Aquilini has hosted a group of Templeton kids a couple of times at Canucks games. On the last occasion, he had the kids show up in suits and ties. Among the group were two boys who were in opposing gangs. They hadn’t talked since getting into a fight earlier in the year. “That night there was a peace treaty drawn with Francesco,” says Crescenzo. “The two boys walked out of that game and the blood is no longer boiling and the peace treaty was done. It meant so much to them that this person who is so important actually gave a shit about their lives.”

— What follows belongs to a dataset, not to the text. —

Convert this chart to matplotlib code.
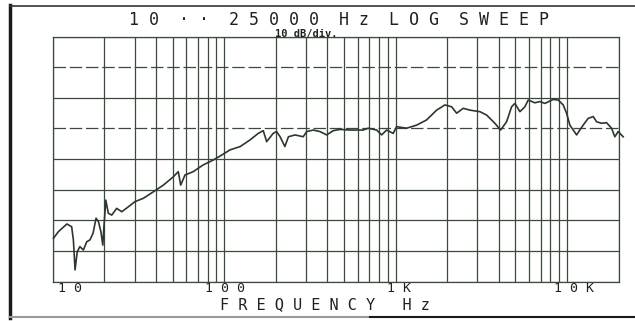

When he gets back behind the wheel of his car, Aquilini becomes reflective about the kids at Templeton. “You know,” he says, “if you want to know what maybe the greatest thing about owning the Canucks is, it’s suddenly being able to make a difference in kids’ lives. Just by making yourself available, and by virtue of your position, you can help get a kid back on the right course. I know it sounds a little corny, but you wouldn’t believe how good that can make you feel.” Aquilini takes one last, long look at the school, spotting the window to the office where, 30 years earlier, a principal had told his parents he wouldn’t amount to much. He can, on that level, relate to kids at the school today, many of whom are being bombarded with the message they’re never going to make it. Like them, Aquilini had his share of fights. In some ways, he’s been battling ever since.
He takes a left out of the parking lot and squints against the harsh, bright sun. After years of living in the shadows – of the Coliseum, of his imposing father – Francesco Aquilini has moved into the spotlight that comes with owning the Canucks. Now if he can just get his hands on the Stanley Cup.